▶ [WHAT YOU NEED TO DO]: Examine the records and identify each line that includes the string "this". Copy those lines.

▶ [RECORDED INFORMATION]:
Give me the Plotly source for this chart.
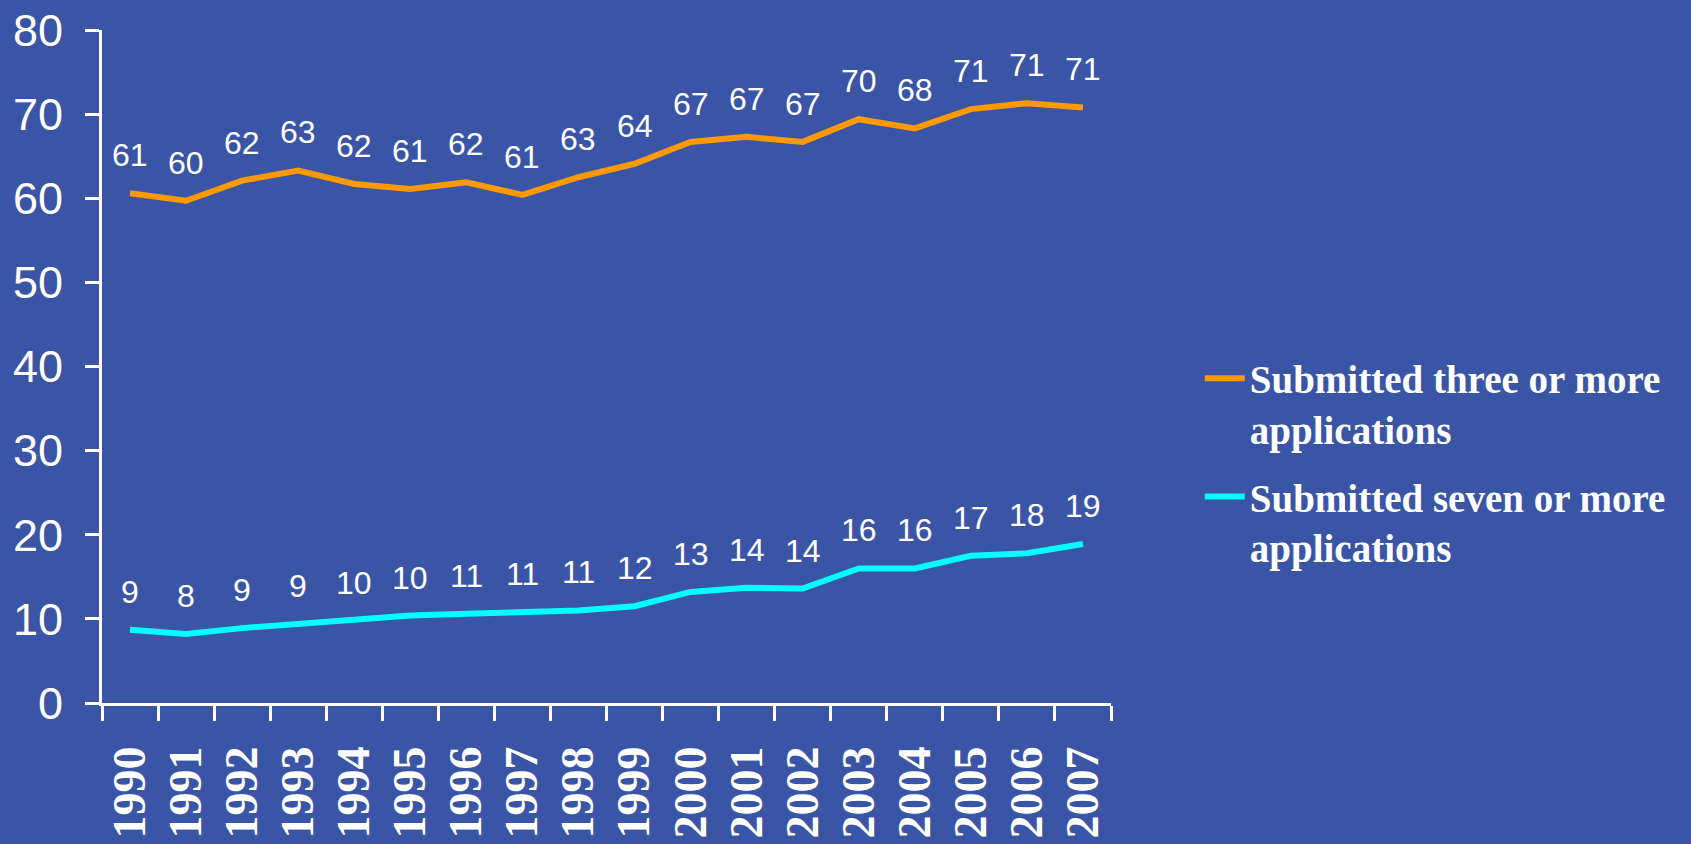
import plotly.graph_objects as go

years = [str(y) for y in range(1990, 2008)]
three_or_more = [60.6, 59.7, 62.1, 63.3, 61.7, 61.1, 61.9, 60.4, 62.5, 64.1,
                 66.7, 67.3, 66.7, 69.4, 68.3, 70.6, 71.3, 70.8]
three_labels = ["61", "60", "62", "63", "62", "61", "62", "61", "63", "64",
                "67", "67", "67", "70", "68", "71", "71", "71"]
seven_or_more = [8.7, 8.2, 8.9, 9.4, 9.8, 10.4, 10.6, 10.8, 11.0, 11.5,
                 13.2, 13.7, 13.6, 16.0, 16.0, 17.5, 17.8, 18.9]
seven_labels = ["9", "8", "9", "9", "10", "10", "11", "11", "11", "12",
                "13", "14", "14", "16", "16", "17", "18", "19"]
y_ticks = [0, 10, 20, 30, 40, 50, 60, 70, 80]

BG = "#3A55A5"
ORANGE = "#FF9900"
CYAN = "#00FFFF"

fig = go.Figure()
fig.add_trace(go.Scatter(
    x=years, y=three_or_more, mode="lines",
    name="Submitted three or more<br>applications",
    line=dict(color=ORANGE, width=6),
    legendgroup="a",
))
fig.add_trace(go.Scatter(
    x=years, y=seven_or_more, mode="lines",
    name="Submitted seven or more<br>applications",
    line=dict(color=CYAN, width=6),
    legendgroup="b",
))

annotations = []
for series, labels in ((three_or_more, three_labels), (seven_or_more, seven_labels)):
    for i, (v, t) in enumerate(zip(series, labels)):
        annotations.append(dict(
            x=i, y=v, xref="x", yref="y", text=t, showarrow=False, yshift=38,
            xanchor="center", yanchor="middle",
            font=dict(family="Liberation Sans", size=32, color="white"),
        ))

fig.update_layout(
    width=1691, height=844,
    paper_bgcolor=BG, plot_bgcolor=BG,
    margin=dict(l=102, r=580, t=30, b=141, autoexpand=False),
    showlegend=True,
    legend=dict(
        x=1.088, y=0.53, xanchor="left", yanchor="top",
        valign="top", bgcolor="rgba(0,0,0,0)",
        font=dict(family="Liberation Serif", size=39, color="white", weight="bold"),
        itemwidth=40, tracegroupgap=14,
    ),
    annotations=annotations,
    xaxis=dict(
        type="category", range=[-0.5, 17.5], automargin=False,
        showline=True, linecolor="white", linewidth=3,
        ticks="outside", tickson="boundaries", ticklen=15, tickwidth=3, tickcolor="white",
        tickangle=-90, ticklabelstandoff=22,
        tickfont=dict(family="Liberation Serif", size=46, color="white", weight="bold"),
        showgrid=False, zeroline=False,
    ),
    yaxis=dict(
        range=[0, 80], tickvals=y_ticks, automargin=False,
        showline=True, linecolor="white", linewidth=3,
        ticks="outside", ticklen=14, tickwidth=3, tickcolor="white",
        ticklabelstandoff=13,
        tickfont=dict(family="Liberation Sans", size=45, color="white"),
        showgrid=False, zeroline=False,
    ),
)

fig.write_html(
    "out.html",
    config={"displayModeBar": False},
    post_script="document.body.style.margin='0';document.body.style.background='%s';" % BG,
)
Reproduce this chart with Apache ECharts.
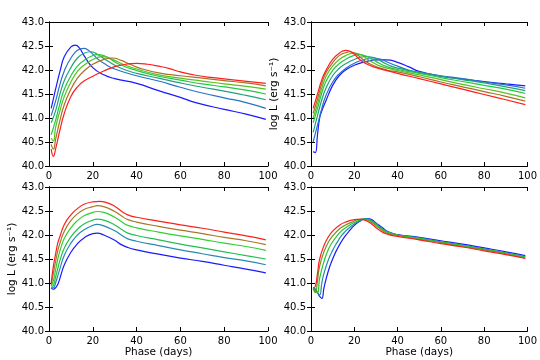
<!DOCTYPE html>
<html>
<head>
<meta charset="utf-8">
<script src="https://cdn.jsdelivr.net/npm/echarts@6/dist/echarts.min.js"></script>
<style>
  html, body { margin: 0; padding: 0; background: #fff; }
  #chart { width: 540px; height: 360px; }
</style>
</head>
<body>
<div id="chart"></div>
<script>
// tick labels
var xTicks = [0, 20, 40, 60, 80, 100];
var yTicks = [40.0, 40.5, 41.0, 41.5, 42.0, 42.5, 43.0];
var yName = 'log L (erg s\u207B\u00B9)';
var xName = 'Phase (days)';

// panel 1 (top left): [phase, log L]
var p1Blue  = [[1,41.2],[2,41.4],[3,41.6],[5,41.97],[7,42.28],[10,42.48],[12,42.52],[14,42.45],[16,42.3],[20,42.05],[25,41.9],[30,41.82],[40,41.72],[50,41.57],[60,41.43],[67,41.32],[80,41.18],[90,41.08],[99,40.97]];
var p1Steel = [[1,41.05],[3,41.35],[5,41.7],[7,41.98],[10,42.25],[13,42.41],[16,42.45],[18,42.41],[20,42.33],[22,42.24],[25,42.14],[30,42.02],[40,41.88],[50,41.77],[60,41.64],[70,41.52],[80,41.42],[90,41.32],[99,41.2]];
var p1Teal  = [[1,40.9],[3,41.15],[5,41.5],[7,41.78],[10,42.05],[13,42.25],[16,42.35],[19,42.38],[22,42.33],[25,42.24],[30,42.1],[35,42.0],[40,41.93],[50,41.83],[60,41.73],[70,41.64],[80,41.56],[90,41.47],[99,41.38]];
var p1Green = [[1,40.65],[3,40.95],[5,41.3],[7,41.6],[10,41.88],[13,42.08],[16,42.2],[19,42.28],[22,42.32],[25,42.3],[28,42.23],[32,42.12],[40,41.99],[50,41.87],[60,41.79],[70,41.71],[80,41.65],[90,41.58],[99,41.5]];
var p1Lime  = [[1,40.58],[2,40.52],[3,40.8],[5,41.15],[7,41.45],[10,41.75],[13,41.97],[16,42.1],[20,42.22],[24,42.28],[27,42.26],[30,42.2],[35,42.1],[40,42.02],[50,41.9],[60,41.83],[70,41.77],[80,41.71],[90,41.66],[99,41.6]];
var p1Olive = [[1,40.45],[2,40.35],[3,40.55],[5,40.95],[7,41.28],[10,41.6],[13,41.83],[16,41.98],[20,42.12],[25,42.22],[29,42.25],[33,42.2],[37,42.12],[42,42.03],[50,41.94],[60,41.88],[70,41.83],[80,41.78],[90,41.73],[99,41.67]];
var p1Red   = [[1,40.35],[2,40.2],[3,40.35],[5,40.75],[7,41.1],[10,41.45],[13,41.65],[16,41.77],[20,41.87],[25,41.98],[30,42.07],[35,42.12],[40,42.14],[45,42.12],[50,42.08],[55,42.03],[60,41.96],[67,41.89],[75,41.84],[85,41.79],[99,41.72]];

// panel 2 (top right)
var p2Blue  = [[1,40.3],[2,40.28],[3,40.65],[4,41.0],[5,41.15],[7,41.37],[10,41.68],[13,41.88],[16,42.0],[20,42.1],[25,42.17],[30,42.21],[35,42.21],[40,42.16],[45,42.07],[50,41.97],[60,41.87],[70,41.81],[80,41.76],[90,41.71],[99,41.67]];
var p2Steel = [[1,40.5],[3,40.85],[5,41.2],[7,41.48],[10,41.75],[13,41.92],[16,42.03],[20,42.14],[24,42.21],[28,42.25],[32,42.23],[36,42.15],[40,42.08],[45,42.0],[50,41.95],[60,41.88],[70,41.82],[80,41.75],[90,41.69],[99,41.62]];
var p2Teal  = [[1,40.7],[3,41.05],[5,41.38],[7,41.63],[10,41.88],[13,42.03],[16,42.13],[20,42.22],[25,42.28],[29,42.26],[33,42.17],[37,42.08],[42,42.02],[50,41.95],[60,41.87],[70,41.8],[80,41.73],[90,41.65],[99,41.57]];
var p2Green = [[1,40.9],[3,41.2],[5,41.52],[7,41.77],[10,41.99],[13,42.13],[16,42.22],[19,42.29],[22,42.32],[26,42.28],[30,42.18],[35,42.07],[40,42.01],[50,41.93],[60,41.84],[70,41.76],[80,41.68],[90,41.6],[99,41.51]];
var p2Lime  = [[1,41.0],[3,41.3],[5,41.62],[7,41.87],[10,42.08],[13,42.22],[16,42.3],[20,42.35],[23,42.32],[27,42.2],[32,42.08],[40,41.99],[50,41.9],[60,41.8],[70,41.7],[80,41.61],[90,41.52],[99,41.42]];
var p2Olive = [[1,41.1],[3,41.4],[5,41.72],[7,41.95],[10,42.15],[13,42.3],[16,42.36],[18,42.38],[21,42.33],[24,42.22],[28,42.11],[35,42.0],[40,41.96],[50,41.86],[60,41.75],[70,41.65],[80,41.55],[90,41.45],[99,41.35]];
var p2Red   = [[1,41.2],[3,41.5],[5,41.8],[7,42.0],[10,42.22],[13,42.35],[16,42.41],[18,42.39],[20,42.33],[22,42.24],[25,42.14],[30,42.05],[40,41.93],[50,41.82],[60,41.71],[70,41.6],[80,41.49],[90,41.38],[99,41.28]];

// panel 3 (bottom left)
var p3Blue  = [[1,40.9],[2,40.87],[3,40.9],[4,40.97],[5,41.1],[7,41.38],[10,41.64],[13,41.82],[16,41.94],[20,42.03],[22,42.04],[25,42.0],[30,41.89],[33,41.8],[36,41.74],[40,41.69],[50,41.6],[60,41.52],[70,41.45],[80,41.37],[90,41.29],[99,41.21]];
var p3Steel = [[1,40.9],[2,40.9],[3,41.0],[4,41.15],[5,41.3],[7,41.58],[10,41.83],[13,42.0],[16,42.11],[20,42.2],[22,42.22],[25,42.19],[30,42.09],[33,42.0],[36,41.92],[40,41.87],[50,41.78],[60,41.69],[70,41.61],[80,41.53],[90,41.46],[99,41.38]];
var p3Green = [[1,40.9],[2,40.95],[3,41.12],[4,41.3],[5,41.47],[7,41.73],[10,41.96],[13,42.12],[16,42.23],[20,42.31],[22,42.33],[25,42.31],[30,42.21],[33,42.12],[36,42.04],[40,41.99],[50,41.9],[60,41.81],[70,41.73],[80,41.65],[90,41.57],[99,41.5]];
var p3Lime  = [[1,40.93],[2,41.05],[3,41.27],[4,41.5],[5,41.67],[7,41.93],[10,42.15],[13,42.3],[16,42.4],[20,42.47],[22,42.49],[25,42.47],[30,42.37],[33,42.28],[36,42.2],[40,42.15],[50,42.06],[60,41.98],[70,41.91],[80,41.83],[90,41.76],[99,41.68]];
var p3Brown = [[1,40.96],[2,41.2],[3,41.45],[4,41.67],[5,41.83],[7,42.08],[10,42.3],[13,42.44],[16,42.53],[20,42.59],[22,42.61],[25,42.59],[30,42.49],[33,42.4],[36,42.32],[40,42.27],[50,42.18],[60,42.1],[70,42.03],[80,41.95],[90,41.88],[99,41.8]];
var p3Red   = [[1,41.0],[2,41.35],[3,41.6],[4,41.83],[5,41.97],[7,42.22],[10,42.42],[13,42.55],[16,42.64],[20,42.69],[23,42.7],[26,42.68],[30,42.6],[33,42.5],[36,42.42],[40,42.37],[50,42.29],[60,42.21],[70,42.14],[80,42.06],[90,41.98],[99,41.9]];

// panel 4 (bottom right)
var p4Blue  = [[1,40.9],[2,40.87],[3,40.8],[4,40.72],[5,40.68],[6,40.9],[8,41.25],[10,41.5],[12,41.7],[14,41.86],[16,41.99],[18,42.1],[20,42.2],[23,42.3],[26,42.34],[28,42.32],[30,42.25],[33,42.15],[36,42.06],[40,42.01],[50,41.95],[60,41.88],[70,41.81],[80,41.73],[90,41.65],[99,41.57]];
var p4Teal  = [[1,40.9],[2,40.86],[3,40.8],[4,40.75],[5,41.0],[6,41.2],[8,41.48],[10,41.68],[12,41.84],[14,41.98],[16,42.08],[18,42.16],[20,42.23],[23,42.31],[25,42.34],[28,42.3],[31,42.2],[34,42.1],[37,42.04],[40,42.0],[50,41.94],[60,41.86],[70,41.79],[80,41.71],[90,41.63],[99,41.55]];
var p4Green = [[1,40.9],[2,40.82],[3,40.8],[4,41.1],[6,41.45],[8,41.7],[10,41.86],[12,41.98],[14,42.08],[16,42.15],[18,42.21],[21,42.28],[24,42.33],[27,42.31],[30,42.22],[33,42.12],[36,42.05],[40,42.0],[50,41.93],[60,41.85],[70,41.78],[80,41.7],[90,41.62],[99,41.54]];
var p4Olive = [[1,40.88],[2,40.8],[3,41.05],[4,41.35],[6,41.65],[8,41.85],[10,41.98],[13,42.12],[16,42.21],[19,42.27],[22,42.32],[25,42.32],[28,42.26],[31,42.16],[35,42.04],[40,41.99],[50,41.91],[60,41.84],[70,41.76],[80,41.69],[90,41.61],[99,41.52]];
var p4Red   = [[1,40.9],[2,40.93],[3,41.2],[4,41.5],[6,41.78],[8,41.96],[10,42.08],[13,42.2],[16,42.27],[20,42.32],[23,42.33],[25,42.31],[28,42.23],[31,42.12],[35,42.02],[40,41.97],[50,41.9],[60,41.82],[70,41.75],[80,41.67],[90,41.59],[99,41.51]];

var panels = [
  { lines: [p1Blue, p1Steel, p1Teal, p1Green, p1Lime, p1Olive, p1Red],
    colors: ['#1a1aff', '#2a72c8', '#22a07c', '#22c840', '#58c020', '#a87024', '#ff1e1e'],
    grid: { left: 49, top: 22 }, yName: '', xName: '' },
  { lines: [p2Blue, p2Steel, p2Teal, p2Green, p2Lime, p2Olive, p2Red],
    colors: ['#1a1aff', '#2a72c8', '#22a07c', '#22c840', '#58c020', '#a87024', '#ff1e1e'],
    grid: { left: 311, top: 22 }, yName: yName, xName: '' },
  { lines: [p3Blue, p3Steel, p3Green, p3Lime, p3Brown, p3Red],
    colors: ['#1a1aff', '#2a88b4', '#22c050', '#30d030', '#a87828', '#ff1e1e'],
    grid: { left: 49, top: 187 }, yName: yName, xName: xName },
  { lines: [p4Blue, p4Teal, p4Green, p4Olive, p4Red],
    colors: ['#1a1aff', '#2090a8', '#22c830', '#789020', '#ff1e1e'],
    grid: { left: 311, top: 187 }, yName: '', xName: xName }
];

var chart = echarts.init(document.getElementById('chart'));
var font = 'DejaVu Sans';
var line = { show: true, lineStyle: { color: '#000', width: 1 } };
var tick = { show: true, inside: true, length: 4, lineStyle: { color: '#000', width: 1 } };

var grids = [], xAxes = [], yAxes = [], series = [];
panels.forEach(function (p, i) {
  grids.push({ left: p.grid.left, top: p.grid.top, width: 219, height: 144 });
  // bottom + top x axes
  xAxes.push({
    gridIndex: i, type: 'value', position: 'bottom', min: 0, max: 100, interval: 20,
    axisLine: line, axisTick: tick, splitLine: { show: false },
    axisLabel: { color: '#000', fontFamily: font, fontSize: 10, margin: 5 },
    name: p.xName, nameLocation: 'middle', nameGap: 14,
    nameTextStyle: { color: '#000', fontFamily: font, fontSize: 10.5 }
  });
  xAxes.push({
    gridIndex: i, type: 'value', position: 'top', min: 0, max: 100, interval: 20,
    axisLine: line, axisTick: tick, splitLine: { show: false }, axisLabel: { show: false }
  });
  // left + right y axes
  yAxes.push({
    gridIndex: i, type: 'value', position: 'left', min: 40, max: 43, interval: 0.5,
    axisLine: line, axisTick: tick, splitLine: { show: false },
    axisLabel: { color: '#000', fontFamily: font, fontSize: 10, margin: 5,
      formatter: function (v) { return v.toFixed(1); } },
    name: p.yName, nameLocation: 'middle', nameGap: 30,
    nameTextStyle: { color: '#000', fontFamily: font, fontSize: 10.5 }
  });
  yAxes.push({
    gridIndex: i, type: 'value', position: 'right', min: 40, max: 43, interval: 0.5,
    axisLine: line, axisTick: tick, splitLine: { show: false }, axisLabel: { show: false }
  });
  p.lines.forEach(function (d, j) {
    series.push({
      type: 'line', xAxisIndex: 2 * i, yAxisIndex: 2 * i, data: d,
      showSymbol: false, smooth: 0.5,
      lineStyle: { color: p.colors[j], width: 1.2 }, z: 2 + j
    });
  });
});

chart.setOption({
  animation: false,
  grid: grids,
  xAxis: xAxes,
  yAxis: yAxes,
  series: series
});
</script>
</body>
</html>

▶ [WRITTEN SOLUTION]:
Give me the Plotly source for this chart.
Reproduce this chart with Apache ECharts.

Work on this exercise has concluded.